Alas, there’s not enough pleasure in the viewing to call it guilty, exactly, but the movie does conjure a strange sense of fascination in terms of the media-political nexus it unavoidably occupies.

The darkly comic, psycho-sexual thriller seemingly devotes most of its budget to two things: Licensing songs from the 1980s, and acquiring lavish wardrobe options for its central character.

    Linton’s Catherine Black spends the movie talking directly to the audience, describing herself as a hedge-fund manager with a long list of addictions, among them “indescribable violence.” By way of introduction, she discusses how male spiders risk death in order to mate, then promptly tosses a rather large eight-legged critter into her mouth and eats it, offering a not-so-subtle preview of where this all might be heading.

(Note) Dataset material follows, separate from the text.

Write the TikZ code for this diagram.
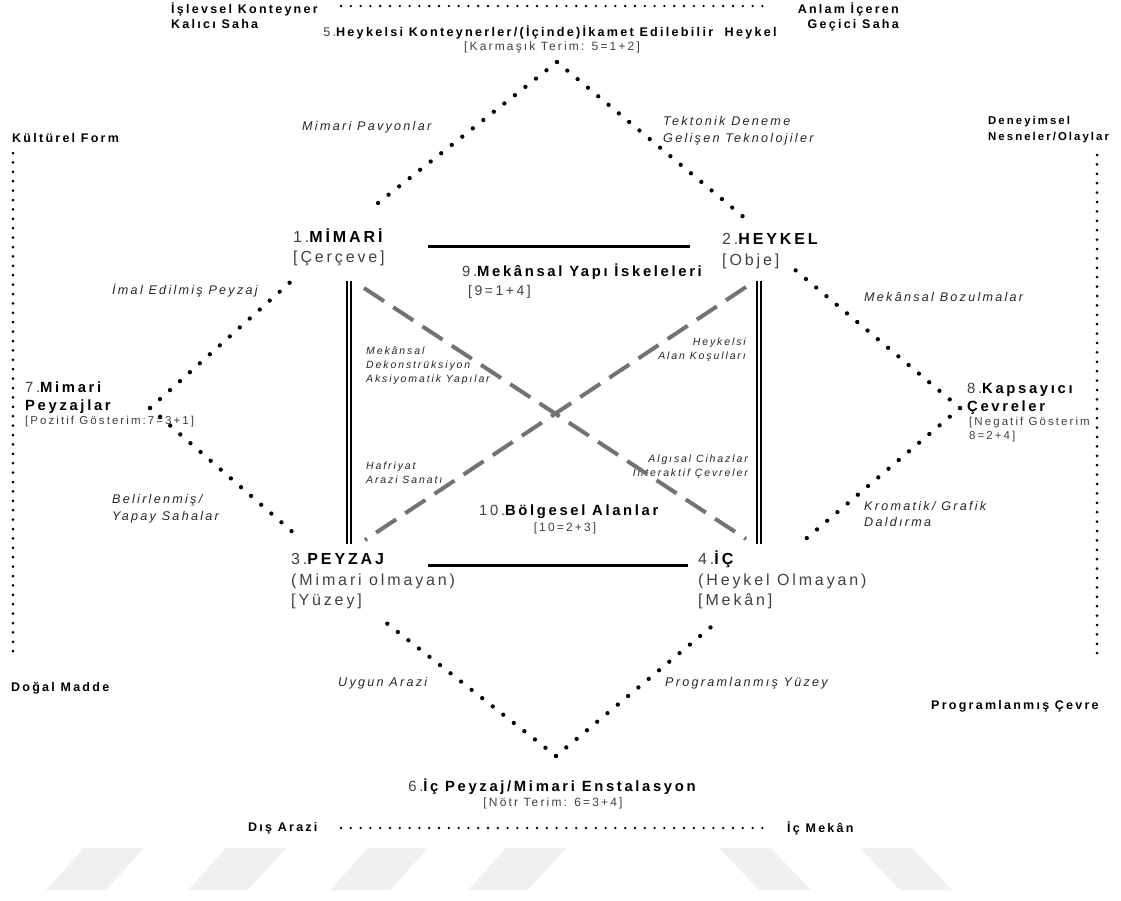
\documentclass[tikz,border=0pt]{standalone}
\usepackage{fontspec}
\setmainfont{Liberation Sans}[LetterSpace=18]

\newcommand{\pre}[1]{{\mdseries\color{black!75}#1}}
\newcommand{\hd}[1]{{\bfseries\color{black}#1}}

\tikzset{
  bigdots/.style={line width=4.3pt, line cap=round, dash pattern=on 0pt off 13.4pt},
  smalldots/.style={line width=2.6pt, line cap=round, dash pattern=on 0pt off 9.8pt},
  sidedots/.style={line width=3pt, line cap=round, dash pattern=on 0pt off 9.4pt},
  barline/.style={line width=3pt},
  rail/.style={double, double distance=2.2pt, line width=1.6pt},
  xdash/.style={draw=black!55, line width=4pt, dash pattern=on 24pt off 11pt},
  wmark/.style={fill=black!6},
  lbl/.style={inner sep=0pt, anchor=west, align=left},
  outerlbl/.style={lbl, font=\fontsize{12.5}{15.5}\selectfont\bfseries},
  sidenote/.style={lbl, font=\fontsize{12.6}{16.5}\selectfont\itshape, text=black!85},
  innote/.style={lbl, font=\fontsize{10.5}{13.8}\selectfont\itshape, text=black!85},
  corner/.style={lbl, font=\fontsize{16}{20.5}\selectfont, text=black!75},
  termlbl/.style={lbl, font=\fontsize{14.8}{18.5}\selectfont\bfseries},
  sumlbl/.style={lbl, font=\fontsize{12}{14}\selectfont, text=black!75}
}

\begin{document}
\begin{tikzpicture}[x=1pt,y=-1pt]
  \useasboundingbox (0,0) rectangle (1121,900);

  \foreach \a in {84,226,368,506}
    \fill[wmark] (\a,848) -- ++(60,0) -- ++(-38,42) -- ++(-60,0) -- cycle;
  \foreach \a in {719,860}
    \fill[wmark] (\a,848) -- ++(52,0) -- ++(40,42) -- ++(-52,0) -- cycle;

  \node[outerlbl] (islevsel) at (171,15.5) {İşlevsel Konteyner\\Kalıcı Saha};
  \node[outerlbl, anchor=east, align=right] (anlam) at (899,17) {Anlam İçeren\\Geçici Saha};
  \node[outerlbl] (kultur) at (12,138) {Kültürel Form};
  \node[outerlbl] (dogal) at (11,688) {Doğal Madde};
  \node[outerlbl, font=\fontsize{11.4}{15.5}\selectfont\bfseries] (deney) at (988,129.5)
    {Deneyimsel\\Nesneler/Olaylar};
  \node[outerlbl] (progcevre) at (931,706) {Programlanmış Çevre};
  \node[outerlbl] (disarazi) at (248,828) {Dış Arazi};
  \node[outerlbl] (icmekan) at (787,828) {İç Mekân};

  \coordinate (t1) at (341,6);
  \coordinate (t2) at (765,6);
  \coordinate (b1) at (341,828);
  \coordinate (b2) at (763,828);
  \coordinate (l1) at (13,153);
  \coordinate (l2) at (13,655);
  \coordinate (r1) at (1097,155);
  \coordinate (r2) at (1097,658);
  \draw[smalldots] (t1) -- (t2);
  \draw[smalldots] (b1) -- (b2);
  \draw[sidedots] (l1) -- (l2);
  \draw[sidedots] (r1) -- (r2);

  \node[termlbl, anchor=center, font=\fontsize{12.6}{15}\selectfont\bfseries] (kont) at (550,32)
    {\pre{5.}Heykelsi Konteynerler/(İçinde)İkamet Edilebilir\ \ Heykel};
  \node[sumlbl, anchor=center] (kontsum) at (552,47) {[Karmaşık Terim: 5=1+2]};
  \node[termlbl, anchor=center] (enst) at (552,787)
    {\pre{6.}İç Peyzaj/Mimari Enstalasyon};
  \node[sumlbl, anchor=center] (enstsum) at (553,803) {[Nötr Terim: 6=3+4]};
  \node[termlbl] (mpeyzaj) at (25,397.5) {\pre{7.}Mimari\\Peyzajlar};
  \node[sumlbl, font=\fontsize{11.5}{14}\selectfont] (mpeyzajsum) at (25,422)
    {[Pozitif Gösterim:7=3+1]};
  \node[termlbl] (kapsa) at (967,399) {\pre{8.}Kapsayıcı\\Çevreler};
  \node[sumlbl, font=\fontsize{11.5}{14}\selectfont] (kapsasum) at (969,430)
    {[Negatif Gösterim\\8=2+4]};
  \node[termlbl] (iskele) at (462,272) {\pre{9.}Mekânsal Yapı İskeleleri};
  \node[sumlbl, font=\fontsize{14}{16}\selectfont] (iskelesum) at (468,292) {[9=1+4]};
  \node[termlbl] (bolge) at (479,512) {\pre{10.}Bölgesel Alanlar};
  \node[sumlbl, anchor=center] (bolgesum) at (565,528) {[10=2+3]};

  \node[corner] (mimari) at (293,247.5) {1.\hd{MİMARİ}\\{}[Çerçeve]};
  \node[corner] (heykel) at (722,251) {2.\hd{HEYKEL}\\{}[Obje]};
  \node[corner] (peyzaj) at (291,581.5) {3.\hd{PEYZAJ}\\(Mimari olmayan)\\{}[Yüzey]};
  \node[corner] (ic) at (698,580) {4.\hd{İÇ}\\(Heykel Olmayan)\\{}[Mekân]};

  \node[sidenote] (pavyon) at (302,127) {Mimari Pavyonlar};
  \node[sidenote] (tekton) at (663,130.5) {Tektonik Deneme\\Gelişen Teknolojiler};
  \node[sidenote] (imal) at (112,291) {İmal Edilmiş Peyzaj};
  \node[sidenote] (bozul) at (864,297) {Mekânsal Bozulmalar};
  \node[sidenote] (belir) at (112,508.5) {Belirlenmiş/\\Yapay Sahalar};
  \node[sidenote] (kroma) at (864,514) {Kromatik/ Grafik\\Daldırma};
  \node[sidenote] (uygun) at (338,683) {Uygun Arazi};
  \node[sidenote] (progyuz) at (665,683) {Programlanmış Yüzey};

  \node[innote] (dekon) at (366,366) {Mekânsal\\Dekonstrüksiyon\\Aksiyomatik Yapılar};
  \node[innote, anchor=east, align=right] (alan) at (746,349.5) {Heykelsi\\Alan Koşulları};
  \node[innote] (hafri) at (366,472.5) {Hafriyat\\Arazi Sanatı};
  \node[innote, anchor=east, align=right] (algi) at (748,466.5)
    {Algısal Cihazlar\\İnteraktif Çevreler};

  \coordinate (v5) at (557,62);
  \coordinate (v7) at (150,408);
  \coordinate (v6) at (556,756);
  \coordinate (v8) at (960,408);
  \coordinate (m1) at (378,203);
  \coordinate (m2) at (296,277);
  \coordinate (h1) at (752,224);
  \coordinate (h2) at (794,269);
  \coordinate (p1) at (296,535);
  \coordinate (p2) at (380,618);
  \coordinate (i1) at (717,622);
  \coordinate (i2) at (801,543);
  \draw[bigdots] (v5) -- (m1);
  \draw[bigdots] (v5) -- (h1);
  \draw[bigdots] (v7) -- (m2);
  \draw[bigdots] (v7) -- (p1);
  \draw[bigdots] (v6) -- (p2);
  \draw[bigdots] (v6) -- (i1);
  \draw[bigdots] (v8) -- (h2);
  \draw[bigdots] (v8) -- (i2);

  \coordinate (ta) at (428,246);
  \coordinate (tb) at (690,246);
  \coordinate (ba) at (428,565);
  \coordinate (bb) at (688,565);
  \coordinate (la) at (349,281);
  \coordinate (lb) at (349,544);
  \coordinate (ra) at (759,281);
  \coordinate (rb) at (759,544);
  \draw[barline] (ta) -- (tb);
  \draw[barline] (ba) -- (bb);
  \draw[rail] (la) -- (lb);
  \draw[rail] (ra) -- (rb);

  \coordinate (xa) at (364,288);
  \coordinate (xb) at (746,539);
  \coordinate (xc) at (746,287);
  \coordinate (xd) at (365,540);
  \draw[xdash] (xa) -- (xb);
  \draw[xdash] (xc) -- (xd);
\end{tikzpicture}
\end{document}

    Catherine meets a handsome younger fellow, Tyler (“Gossip Girl’s” Ed Westwick), who is actually a thief casing her opulent house. She’s well aware of his plans, and what ensues is a lot of sex, a fair amount of violence, and the likelihood that the two — who somewhat claustrophobically share the screen for most of the movie — will talk each other to death before it’s over.

    Yes, Catherine has a freezer full of body parts, and occasionally dines on them. But the tension, such as it is, hinges less on “Will they or won’t they?” (they do), but “Will she or won’t she?,” in terms of adding him to her culinary collection.

    It’s designed to be ridiculous, which, unfortunately, isn’t the magic talisman that Linton seems to think (or hope) it is in terms of warding off criticism. Satirizing this genre requires more finesse than the movie brings to it, and setting the aforementioned violence or a threesome to music isn’t daring, but simply dull.

    Beyond modeling a dizzying assortment of outlets, Linton appears determined to prove that she has watched a lot of movies, occasionally running a scroll of relevant titles down the side of the screen.

    “I was not born with money, so I learned its value early on,” Catherine says, explaining the character’s infatuation with possessions — perhaps her least objectionable excess. Given the fallout from Linton’s 2017 pose with sheets of cash and her subsequent apologies, that dialogue almost sounds like the character is speaking for her alter ego.

    As the New York Times reported, the movie was actually shot not too long after that much-dissected episode, so the timing of its release looks calculated to capitalize on Linton and Mnuchin’s notoriety. Their connection to the Trump administration virtually ensures even negative reviews will gin up publicity and can easily be dismissed as axe grinding by the liberal media.

    The none-too-bright Tyler, for one, generally sounds as confused as the audience is likely to be. “I can’t tell if you’re being funny,” he tells Catherine not long after they meet.

      “Me You Madness” serves as a reminder that you can clearly try to be funny, and still produce something that turns out to be kind of a joke.

      “Me You Madness” is available on demand beginning Feb. 12.